Evidence from the study suggests that the cash transfer Alaskans receive stimulates the local economy, with greater spending towards local businesses. The income effect, which typically leads people to work less as they receive more income, is counteracted by the increase in labor demand from industries serving the local consumers. The overall employment effect is null or slightly positive.

Figure 1: Employment Synthetic Control (the effect on full-time employment was not statistically ...
Figure 1: Employment Synthetic Control (the effect on full-time employment was not statistically significant)

Figure 2: Part-Time Workers Synthetic Control (the effect on part-time employment was positive)
Figure 2: Part-Time Workers Synthetic Control (the effect on part-time employment was positive)

Lottery Winners

Winning the lottery is similar to receiving a UBI. The money is often given to the winner in installments, with no conditions, over a long duration. Furthermore, the sample is random, creating an ideal economic case study. Two such studies in the U.S. and Sweden show consistent results: the effect of winning the lottery is similar to the effect of NIT. A 10% increase in unearned income leads to a 1% decrease in earned income. Very few people stopped working. Winning $140,000 decreases the probability of working by about 2 percentage points, with the effect being zero after 10 years. Lottery winners instead worked fewer hours but remained employed, took more vacations, and consumed more.
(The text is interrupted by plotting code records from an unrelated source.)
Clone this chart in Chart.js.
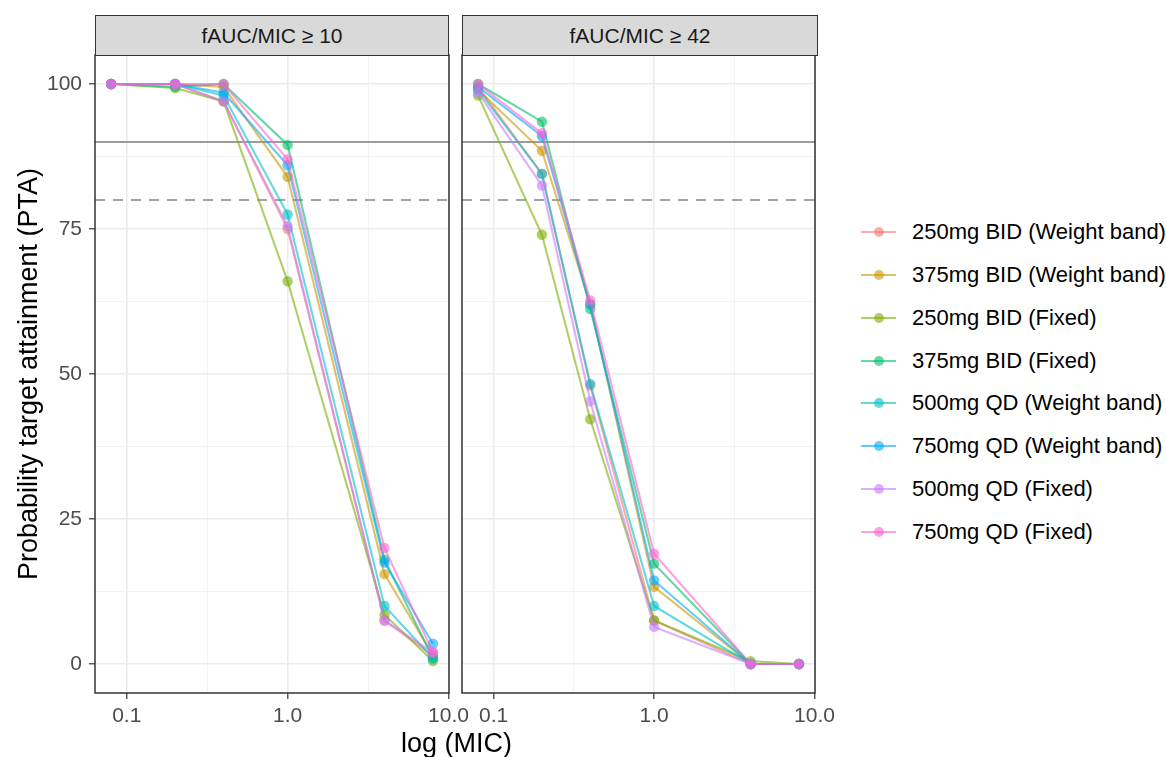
<!DOCTYPE html>
<html>
<head>
<meta charset="utf-8">
<script src="https://cdn.jsdelivr.net/npm/chart.js@4.4.1/dist/chart.umd.min.js"></script>
<style>
html,body{margin:0;padding:0;background:#fff;width:1166px;height:757px;overflow:hidden;font-family:"Liberation Sans",Arial,sans-serif;}
#wrap{position:relative;width:1166px;height:757px;}
canvas{position:absolute;top:0;}
.strip{position:absolute;top:15px;height:41px;box-sizing:border-box;border:1.5px solid #333;background:#d9d9d9;color:#1a1a1a;font-size:21px;display:flex;align-items:center;justify-content:center;}
.xtitle{position:absolute;left:0;width:913px;text-align:center;font-size:27px;color:#000;top:728px;line-height:30px;}
.leg{position:absolute;left:850px;height:30px;width:316px;}
.leg .ln{position:absolute;left:11px;width:35px;height:2px;top:14px;}
.leg .dt{position:absolute;left:23.5px;width:10px;height:10px;border-radius:50%;top:10px;}
.leg .tx{position:absolute;left:62px;top:0;line-height:30px;font-size:22px;color:#000;white-space:nowrap;}
</style>
</head>
<body>
<div id="wrap">
  <canvas id="c1" width="480" height="757" style="left:0;width:480px;height:757px;"></canvas>
  <canvas id="c2" width="400" height="757" style="left:440px;width:400px;height:757px;"></canvas>
  <div class="strip" id="s1" style="left:95px;width:354px;"></div>
  <div class="strip" id="s2" style="left:462px;width:356px;"></div>
  <div class="xtitle" id="xt"></div>
  <div id="legend"></div>
</div>
<script>
// ---- data ----
const MIC = [0.08, 0.2, 0.4, 1, 4, 8];
const SERIES_NAMES = [
  "250mg BID (Weight band)", "375mg BID (Weight band)", "250mg BID (Fixed)", "375mg BID (Fixed)",
  "500mg QD (Weight band)", "750mg QD (Weight band)", "500mg QD (Fixed)", "750mg QD (Fixed)"
];
const SERIES_COLORS = ["#F8766D","#CD9600","#7CAE00","#00BE67","#00BFC4","#00A9FF","#C77CFF","#FF61CC"];
const PANEL_TITLES = ["fAUC/MIC \u2265 10", "fAUC/MIC \u2265 42"];
const X_TITLE = "log (MIC)";
const Y_TITLE = "Probability target attainment (PTA)";

// Panel 1: fAUC/MIC >= 10
const P10_250BID_WB = [100, 100, 97, 75, 7.5, 1.5];
const P10_375BID_WB = [100, 100, 99.5, 84, 15.5, 1.5];
const P10_250BID_FX = [100, 99.3, 97, 66, 8.5, 0.5];
const P10_375BID_FX = [100, 99.5, 100, 89.5, 18, 1];
const P10_500QD_WB  = [100, 100, 98, 77.5, 10, 1];
const P10_750QD_WB  = [100, 100, 98.5, 86, 17.5, 3.5];
const P10_500QD_FX  = [100, 100, 97, 75.5, 7.5, 2];
const P10_750QD_FX  = [100, 100, 100, 87, 20, 2];

// Panel 2: fAUC/MIC >= 42
const P42_250BID_WB = [99.5, 84.5, 48, 7.5, 0, 0];
const P42_375BID_WB = [99, 88.5, 62, 13.3, 0, 0];
const P42_250BID_FX = [98, 74, 42.2, 7.5, 0.5, 0];
const P42_375BID_FX = [100, 93.5, 61.2, 17.3, 0, 0];
const P42_500QD_WB  = [99, 84.5, 48.3, 10, 0, 0];
const P42_750QD_WB  = [99.5, 91, 62, 14.4, 0, 0];
const P42_500QD_FX  = [98.5, 82.5, 45.3, 6.4, 0, 0];
const P42_750QD_FX  = [100, 91.5, 62.7, 19, 0, 0];

const Y_TICKS = [0, 25, 50, 75, 100];
const Y_MINOR = [12.5, 37.5, 62.5, 87.5];
const X_TICKS = [0.1, 1, 10];
const X_TICK_LABELS = ["0.1", "1.0", "10.0"];
const X_MINOR = [0.3162, 3.162];
const TARGET_SOLID = 90;
const TARGET_DASHED = 80;
const X_MIN = 0.0635, X_MAX = 10.07, Y_MIN = -5, Y_MAX = 105;

const PANEL1 = [P10_250BID_WB, P10_375BID_WB, P10_250BID_FX, P10_375BID_FX, P10_500QD_WB, P10_750QD_WB, P10_500QD_FX, P10_750QD_FX];
const PANEL2 = [P42_250BID_WB, P42_375BID_WB, P42_250BID_FX, P42_375BID_FX, P42_500QD_WB, P42_750QD_WB, P42_500QD_FX, P42_750QD_FX];

// ---- helpers ----
const FONT = "'Liberation Sans', Arial, sans-serif";
function rgba(hex, a){
  const n = parseInt(hex.slice(1),16);
  return `rgba(${(n>>16)&255},${(n>>8)&255},${n&255},${a})`;
}
const ALPHA = 0.6;

const borderPlugin = {
  id: 'panelBorder',
  afterDraw(chart){
    const {ctx, chartArea:a} = chart;
    ctx.save();
    ctx.strokeStyle = '#333333';
    ctx.lineWidth = 1.5;
    ctx.strokeRect(a.left, a.top, a.right - a.left, a.bottom - a.top);
    ctx.restore();
  }
};

function makeChart(id, panel, showY){
  const datasets = [];
  datasets.push({
    data: [{x: X_MIN, y: TARGET_SOLID}, {x: X_MAX, y: TARGET_SOLID}],
    borderColor: '#9c9c9c', borderWidth: 2, pointRadius: 0, order: 100, fill: false
  });
  datasets.push({
    data: [{x: X_MIN, y: TARGET_DASHED}, {x: X_MAX, y: TARGET_DASHED}],
    borderColor: '#a3a3a3', borderWidth: 2, borderDash: [10, 8], pointRadius: 0, order: 101, fill: false
  });
  panel.forEach((vals, i) => {
    const c = SERIES_COLORS[i];
    datasets.push({
      label: SERIES_NAMES[i],
      data: MIC.map((m, j) => ({x: m, y: vals[j]})),
      borderColor: rgba(c, ALPHA),
      backgroundColor: rgba(c, ALPHA),
      pointBackgroundColor: rgba(c, ALPHA),
      pointBorderWidth: 0,
      pointRadius: 5.2,
      borderWidth: 2.1,
      tension: 0,
      fill: false,
      order: -i
    });
  });
  const isXMajor = v => X_TICKS.some(t => Math.abs(t - v) < 1e-9);
  const isYMajor = v => Y_TICKS.includes(v);
  return new Chart(document.getElementById(id), {
    type: 'line',
    data: {datasets},
    plugins: [borderPlugin],
    options: {
      responsive: false, animation: false, devicePixelRatio: 1,
      layout: {padding: {left: showY ? 0 : 22, right: showY ? 31 : 22, top: 55, bottom: 0}},
      plugins: {legend: {display: false}, tooltip: {enabled: false}},
      scales: {
        x: {
          type: 'logarithmic', min: X_MIN, max: X_MAX,
          afterBuildTicks: s => { s.ticks = X_MINOR.concat(X_TICKS).sort((a,b)=>a-b).map(v => ({value: v})); },
          afterFit: s => { s.height = 64; },
          ticks: {
            autoSkip: false, maxRotation: 0, minRotation: 0, padding: 5, color: '#4d4d4d',
            font: {family: FONT, size: 21},
            callback: v => { const i = X_TICKS.findIndex(t => Math.abs(t - v) < 1e-9); return i >= 0 ? X_TICK_LABELS[i] : ''; }
          },
          grid: {
            color: c => isXMajor(c.tick.value) ? '#ebebeb' : '#f2f2f2',
            lineWidth: c => isXMajor(c.tick.value) ? 1.6 : 0.9,
            tickColor: c => isXMajor(c.tick.value) ? '#333333' : 'rgba(0,0,0,0)',
            tickLength: 6, tickWidth: 1.2, drawTicks: true
          },
          border: {display: false}
        },
        y: {
          type: 'linear', min: Y_MIN, max: Y_MAX,
          afterBuildTicks: s => { s.ticks = Y_MINOR.concat(Y_TICKS).sort((a,b)=>a-b).map(v => ({value: v})); },
          afterFit: s => { s.width = showY ? 95 : 0; },
          title: showY ? {display: true, text: Y_TITLE, color: '#000', font: {family: FONT, size: 27}, padding: {top: 13, bottom: 0}} : {display: false},
          ticks: {
            display: showY, autoSkip: false, padding: 7, color: '#4d4d4d',
            font: {family: FONT, size: 21},
            callback: v => isYMajor(v) ? String(v) : ''
          },
          grid: {
            color: c => isYMajor(c.tick.value) ? '#ebebeb' : '#f2f2f2',
            lineWidth: c => isYMajor(c.tick.value) ? 1.6 : 0.9,
            tickColor: c => (showY && isYMajor(c.tick.value)) ? '#333333' : 'rgba(0,0,0,0)',
            tickLength: showY ? 6 : 0, tickWidth: 1.2, drawTicks: showY
          },
          border: {display: false}
        }
      }
    }
  });
}

makeChart('c1', PANEL1, true);
makeChart('c2', PANEL2, false);

document.getElementById('s1').textContent = PANEL_TITLES[0];
document.getElementById('s2').textContent = PANEL_TITLES[1];
document.getElementById('xt').textContent = X_TITLE;

const legend = document.getElementById('legend');
SERIES_NAMES.forEach((name, i) => {
  const row = document.createElement('div');
  row.className = 'leg';
  row.style.top = (232 + i * 42.85 - 15) + 'px';
  const col = rgba(SERIES_COLORS[i], ALPHA);
  row.innerHTML = `<span class="ln" style="background:${col}"></span><span class="dt" style="background:${col}"></span><span class="tx"></span>`;
  row.querySelector('.tx').textContent = name;
  legend.appendChild(row);
});
</script>
</body>
</html>
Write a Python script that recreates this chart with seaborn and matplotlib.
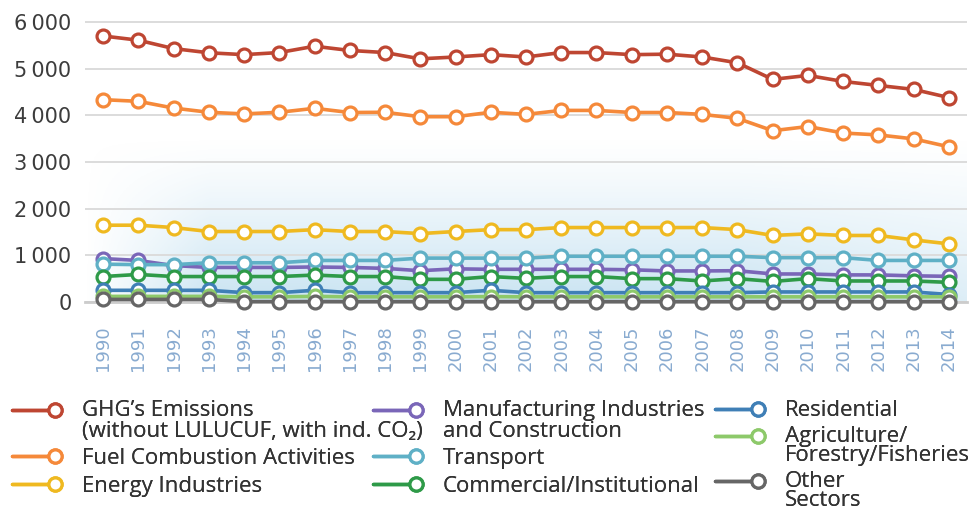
import matplotlib
matplotlib.use('Agg')
import matplotlib.pyplot as plt
from matplotlib.lines import Line2D
from matplotlib.legend_handler import HandlerBase
from matplotlib.ticker import FixedLocator, FuncFormatter
import numpy as np
import pandas as pd
import seaborn as sns

years = list(range(1990, 2015))

ghg = [5700, 5610, 5430, 5340, 5300, 5345, 5480, 5390, 5345, 5210, 5250, 5300, 5250,
       5345, 5345, 5300, 5310, 5250, 5125, 4770, 4855, 4725, 4640, 4555, 4380]
fuel = [4335, 4300, 4155, 4065, 4030, 4065, 4150, 4060, 4065, 3970, 3970, 4065, 4020,
        4105, 4105, 4060, 4060, 4020, 3935, 3670, 3760, 3620, 3580, 3495, 3325]
energy = [1645, 1645, 1595, 1510, 1510, 1510, 1550, 1510, 1510, 1465, 1510, 1550, 1550,
          1595, 1595, 1595, 1595, 1595, 1550, 1425, 1460, 1425, 1425, 1330, 1245]
manufacturing = [930, 890, 780, 740, 740, 740, 750, 740, 720, 670, 710, 700, 700,
                 700, 700, 690, 665, 665, 670, 600, 600, 580, 580, 560, 550]
transport = [810, 800, 800, 840, 840, 840, 890, 890, 890, 940, 940, 940, 940,
             980, 980, 980, 980, 980, 980, 950, 950, 950, 890, 890, 890]
commercial = [545, 590, 545, 545, 545, 545, 577, 545, 545, 485, 485, 545, 506,
              545, 545, 500, 500, 450, 500, 440, 500, 450, 450, 450, 420]
residential = [250, 250, 250, 250, 200, 200, 250, 200, 200, 200, 200, 250, 200,
               200, 200, 200, 200, 200, 200, 215, 215, 215, 215, 215, 160]
agriculture = [120, 120, 120, 120, 110, 110, 120, 110, 110, 110, 110, 115, 110,
               110, 110, 110, 110, 110, 110, 110, 110, 110, 110, 110, 110]
other = [55, 55, 55, 55, 8, 8, 10, 8, 8, 8, 8, 8, 8,
         8, 8, 8, 8, 8, 8, 8, 8, 8, 8, 8, 8]

series = [
    ('GHG\u2019s Emissions\n(without LULUCUF, with ind. CO\u2082)', ghg, '#be4632'),
    ('Fuel Combustion Activities', fuel, '#f5893a'),
    ('Energy Industries', energy, '#efb920'),
    ('Manufacturing Industries\nand Construction', manufacturing, '#7a66b8'),
    ('Transport', transport, '#5fb0c6'),
    ('Commercial/Institutional', commercial, '#2e9a48'),
    ('Residential', residential, '#3f7fb6'),
    ('Agriculture/\nForestry/Fisheries', agriculture, '#8dc96a'),
    ('Other\nSectors', other, '#666666'),
]

sns.set_style('white')
plt.rcParams['font.family'] = ['Open Sans', 'DejaVu Sans']

fig = plt.figure(figsize=(9.72, 5.14), dpi=100)
ax = fig.add_axes([0.0879, 0.4125, 0.9065, 0.552])

# soft blue glow behind the lower part of the plot
gx = np.linspace(1989.5, 2014.5, 300)
gy = np.linspace(0, 3500, 200)
GX, GY = np.meshgrid(gx, gy)
glow = np.zeros(GX.shape + (4,))
glow[..., 0], glow[..., 1], glow[..., 2] = 0.74, 0.87, 0.94
vert = np.clip((3500 - GY) / 3500, 0, 1) ** 1.2
horiz = np.clip((GX - 1989.5) / 3.5, 0, 1) * (1 - 0.35 * np.clip((GX - 2008) / 6.5, 0, 1))
glow[..., 3] = 0.8 * vert * horiz
ax.imshow(glow, extent=(1989.5, 2014.5, 0, 3500), origin='lower', aspect='auto', zorder=0)

for label, vals, color in series:
    df = pd.DataFrame({'year': years, 'value': vals})
    sns.lineplot(data=df, x='year', y='value', ax=ax, color=color, linewidth=2.6,
                 marker='o', markersize=9.3, markerfacecolor='white',
                 markeredgecolor=color, markeredgewidth=2.3, zorder=3, clip_on=False)

ax.set_xlim(1989.5, 2014.5)
ax.set_ylim(0, 6080)
ax.set_xlabel('')
ax.set_ylabel('')

ax.yaxis.set_major_locator(FixedLocator([0, 1000, 2000, 3000, 4000, 5000, 6000]))
ax.yaxis.set_major_formatter(FuncFormatter(
    lambda v, p: '0' if v == 0 else f'{int(v) // 1000}\u2009{int(v) % 1000:03d}'))
ax.grid(axis='y', color='#dcdcdc', linewidth=1.4, zorder=1)
ax.set_axisbelow(True)

ax.set_xticks(years)
ax.set_xticklabels([str(y) for y in years], rotation=90, family='DejaVu Sans',
                   fontsize=13, color='#89abd0')
ax.set_xticks([y + 0.5 for y in years[:-1]] + [1989.5, 2014.5], minor=True)
ax.tick_params(axis='x', which='major', length=0, pad=17)
ax.tick_params(axis='x', which='minor', length=7, width=1.8, color='#d0d0d0', direction='out')
ax.tick_params(axis='y', length=0, pad=10)
for t in ax.get_yticklabels():
    t.set_family('DejaVu Sans')
    t.set_fontsize(15)
    t.set_color('#3c3c3c')

for s in ['top', 'right', 'left']:
    ax.spines[s].set_visible(False)
ax.spines['bottom'].set_color('#cccccc')
ax.spines['bottom'].set_linewidth(2)


class EndMarker(HandlerBase):
    # line with the open circle at its right end, level with the first text line
    def create_artists(self, legend, orig_handle, xdescent, ydescent,
                       width, height, fontsize, trans):
        c = orig_handle.get_color()
        y = (height - ydescent) / 2 + orig_handle.extra * fontsize * orig_handle.shift
        x0, x1 = -xdescent, -xdescent + width
        line = Line2D([x0, x1 - 6], [y, y], color=c, linewidth=2.5, transform=trans)
        mark = Line2D([x1 - 6], [y], marker='o', markersize=9.5, markerfacecolor='white',
                      markeredgecolor=c, markeredgewidth=2.3, linestyle='', transform=trans)
        return [line, mark]


legend_x = [12 / 972, 373 / 972, 715 / 972]
label_gap = [0.3, 0.3, 0.22]
line_gap = [0.95, 0.95, 0.88]
for col in range(3):
    handles, labels = [], []
    for label, _, color in series[col * 3:col * 3 + 3]:
        h = Line2D([], [], color=color)
        h.extra = label.count('\n')
        h.shift = 0.52 * line_gap[col] / 0.95
        handles.append(h)
        labels.append(label)
    leg = fig.legend(handles, labels, loc='upper left', bbox_to_anchor=(legend_x[col], 0.221),
                     frameon=False, fontsize=16, labelcolor='#333333',
                     handler_map={Line2D: EndMarker()}, handlelength=2.3,
                     handletextpad=0.85, labelspacing=label_gap[col], borderpad=0,
                     borderaxespad=0)
    for t in leg.get_texts():
        t.set_linespacing(line_gap[col])
    fig.add_artist(leg)

fig.savefig('out.png', dpi=100)
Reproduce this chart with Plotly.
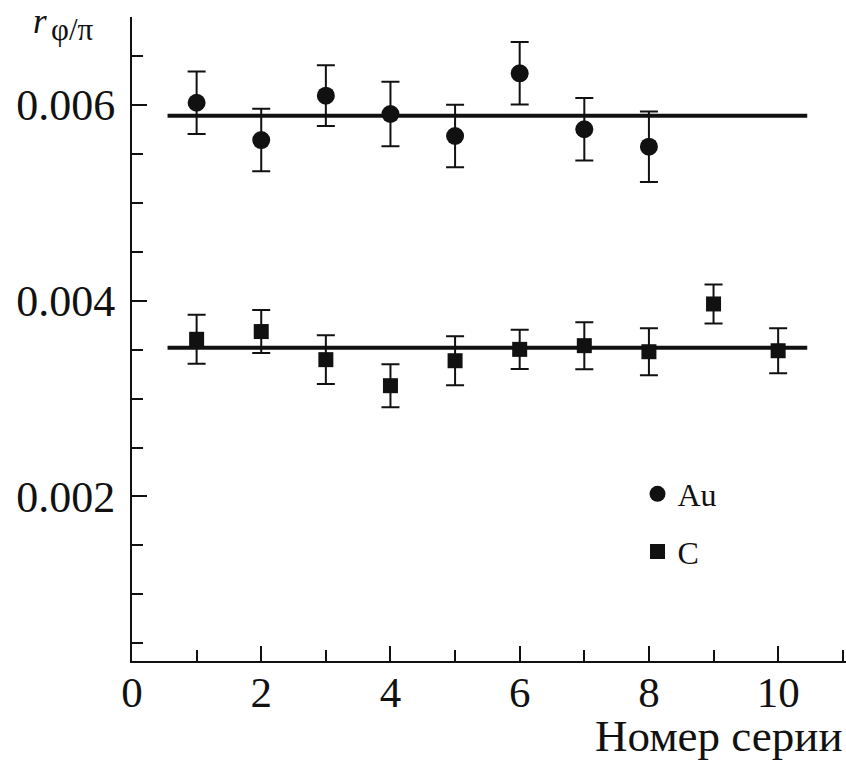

Financing Universal Basic Income

Is UBI financially feasible, though? There are two financing options for UBI: (1) spending cuts to other programs, and (2) raising additional revenue. Financing will depend on the amount of the basic income. In 2017 the Organization for Economic Co-operation and Development ran a simulation of basic income for all those under 65 years of age, financed by cutting most existing types of cash benefits and tax-free allowances. The result showed that at current spending levels in the U.S., the non-elderly benefit per capita would fall well below the poverty line. Clearly, spending cuts would not be sufficient to fund UBI. However, if combined with additional revenue, UBI becomes more feasible in the U.S.

A carbon fee would be one possible source of new revenue. A recent poll showed 67% of adults in the U.S. approved of the idea as long as it was revenue-neutral (revenue raised by the fee would not be spent by the government). The money generated by the carbon fee could finance a small UBI. This plan would incentivize a reduction in carbon pollution, help reduce negative effects on the climate, and create revenue to give a cash transfer of approximately $583 per person per year, no strings attached.

Figure 3: The Distribution of $49/mt Carbon Tax and Revenue Recycling Options
Figure 3: The Distribution of $49/mt Carbon Tax and Revenue Recycling Options

Conclusion

Based on evidence from existing studies, economists have shown giving people cash with no strings attached has only a small negative effect on work, and can improve educational and health outcomes, especially among the most disadvantaged. Paying for such a program, however, is not a trivial matter. As political appetite for UBI is growing, a new UBI program is more likely to be implemented at the state level than at the federal level.